TASK TO CARRY OUT: Show all lines that include the string "draw"; copy each one.

SUPPLIED DATA:
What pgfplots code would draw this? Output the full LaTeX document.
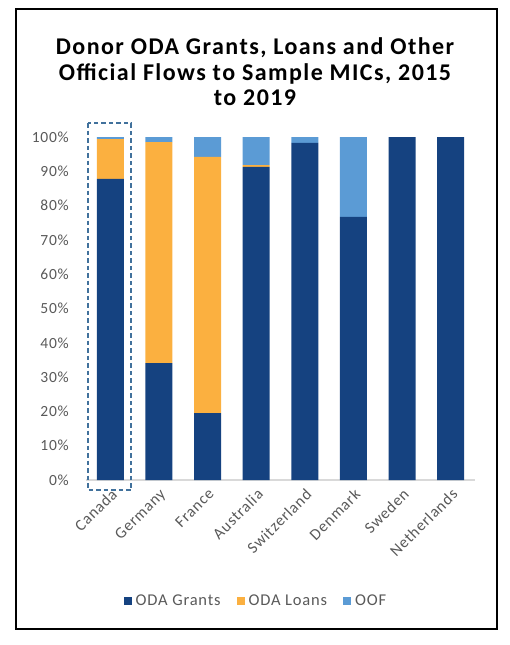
\documentclass[border=0pt]{standalone}
\usepackage{pgfplots}
\pgfplotsset{compat=1.18}
\usepackage{fontspec}
\setmainfont{Carlito}[LetterSpace=5]
\newfontfamily\titlefont{Carlito}[LetterSpace=6]
\definecolor{grants}{HTML}{154280}
\definecolor{loans}{HTML}{FBB040}
\definecolor{oof}{HTML}{5B9BD5}
\definecolor{txtgray}{HTML}{595959}
\definecolor{axgray}{HTML}{D9D9D9}
\definecolor{dashc}{HTML}{41719C}
\begin{document}
\begin{tikzpicture}[x=1pt,y=1pt]
\path (0,0) rectangle (510,-645);
\draw[black, line width=1.6pt] (16,-9) rectangle (497,-629);
\node[align=center, font=\titlefont\fontsize{24}{25.5}\selectfont\bfseries] at (255,-72) {Donor ODA Grants, Loans and Other\\Official Flows to Sample MICs, 2015\\to 2019};
\begin{axis}[
  at={(86pt,-480pt)}, anchor=south west,
  scale only axis, width=389pt, height=343pt,
  ybar stacked, bar width=27pt,
  xmin=-0.5, xmax=7.5, ymin=0, ymax=100,
  xtick=data,
  xticklabels={Canada,Germany,France,Australia,Switzerland,Denmark,Sweden,Netherlands},
  xticklabel style={rotate=45, anchor=north east, font=\fontsize{16}{18}\selectfont, text=txtgray, inner sep=1pt},
  ytick={0,10,...,100},
  yticklabels={0\%,10\%,20\%,30\%,40\%,50\%,60\%,70\%,80\%,90\%,100\%},
  yticklabel style={font=\fontsize{15.5}{17}\selectfont, text=txtgray, inner sep=0pt},
  major tick length=0pt,
  axis x line*=bottom, axis y line*=left,
  x axis line style={axgray, line width=1.2pt, -},
  y axis line style={draw=none},
  xticklabel shift=6pt,
  yticklabel shift=17pt,
  legend style={at={(0.437,-0.353)}, anchor=center, draw=none, fill=none,
    font=\fontsize{16.5}{18}\selectfont, text=txtgray, legend columns=-1,
    /tikz/every odd column/.append style={column sep=2pt},
    /tikz/every even column/.append style={column sep=14pt}},
  legend image code/.code={\fill[#1] (0pt,-4pt) rectangle (8pt,4pt);},
]
\addplot[fill=grants, draw=none] coordinates {(0,87.8) (1,34.1) (2,19.5) (3,91.3) (4,98.3) (5,76.7) (6,100) (7,100)};
\addplot[fill=loans, draw=none] coordinates {(0,11.6) (1,64.4) (2,74.7) (3,0.5) (4,0) (5,0) (6,0) (7,0)};
\addplot[fill=oof, draw=none] coordinates {(0,0.6) (1,1.5) (2,5.8) (3,8.2) (4,1.7) (5,23.3) (6,0) (7,0)};
\legend{ODA Grants,ODA Loans,OOF}
\end{axis}
\draw[dashc, line width=1.5pt, dash pattern=on 4.5pt off 3pt] (88,-123) rectangle (131,-490);
\end{tikzpicture}
\end{document}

SOLVED PROBLEM:
What pgfplots code would draw this? Output the full LaTeX document.
\draw[black, line width=1.6pt] (16,-9) rectangle (497,-629);
  y axis line style={draw=none},
  legend style={at={(0.437,-0.353)}, anchor=center, draw=none, fill=none,
\addplot[fill=grants, draw=none] coordinates {(0,87.8) (1,34.1) (2,19.5) (3,91.3) (4,98.3) (5,76.7) (6,100) (7,100)};
\addplot[fill=loans, draw=none] coordinates {(0,11.6) (1,64.4) (2,74.7) (3,0.5) (4,0) (5,0) (6,0) (7,0)};
\addplot[fill=oof, draw=none] coordinates {(0,0.6) (1,1.5) (2,5.8) (3,8.2) (4,1.7) (5,23.3) (6,0) (7,0)};
\draw[dashc, line width=1.5pt, dash pattern=on 4.5pt off 3pt] (88,-123) rectangle (131,-490);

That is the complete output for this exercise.